Polymarket, the crypto prediction market that surged during the 2024 U.S. election, has switched on Lightning Network deposits for Bitcoin. The feature, powered by Spark protocol, marks a shift from the on-chain Bitcoin deposits the platform launched in October 2025.

On-chain deposits carried real friction. Bitcoin transactions typically need three to six confirmations before Polymarket credits an account, a 10–60 minute wait that compounds the urgency felt by traders betting on live markets. Those deposits also carried higher minimums, a direct cost of bridging fees. Lightning collapses both barriers.

Spark validates a Bitcoin transaction the moment it broadcasts, checking for double-spend risk and fee adequacy before committing to the deposit. The protocol credits the account in under a second and absorbs the confirmation risk itself, a design Spark calls zero-conf. Polymarket doesn't operate its own Lightning nodes; a single Spark SDK handles on-chain, Lightning, and stablecoin rails.

The custody model matters for traders concerned about third-party risk. Each wallet ties to the user's own keys, meaning Spark holds the operational load and users retain control until they execute a trade. Wallet providers including Breez, Xverse, and Cake already build on the same infrastructure.

For Polymarket, the timing serves a competitive purpose.
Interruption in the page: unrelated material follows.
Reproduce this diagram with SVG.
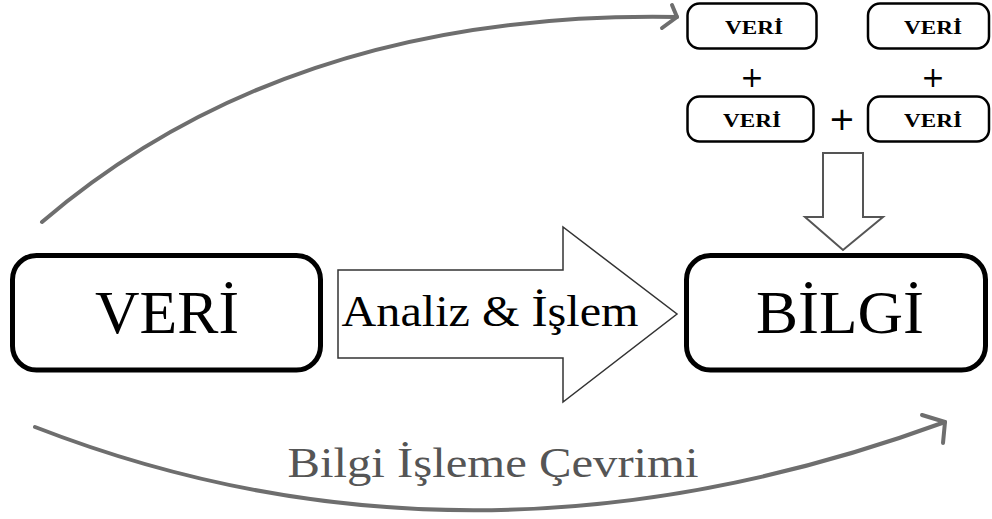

The platform has moved beyond 2024 election hype into earnings markets and contests with regulated rival Kalshi. Lowering the friction to fund an account—and the cost to entry for Bitcoin holders who form a sizable slice of the crypto user base—directly addresses a volume pressure point. Faster deposits mean more traders can move capital into live positions without abandonment friction.

The regulatory posture remains opaque. Polymarket has faced U.S. enforcement action before. The Commodity Futures Trading Commission sent a cease-and-desist letter in 2021, but the platform continues to operate. Adding Lightning deposits doesn't obviously change that standing, though it does reduce on-chain visibility for each transaction, which may matter to regulators watching transaction flows. No statement from Polymarket or U.S. authorities has addressed whether Lightning acceptance alters compliance obligations.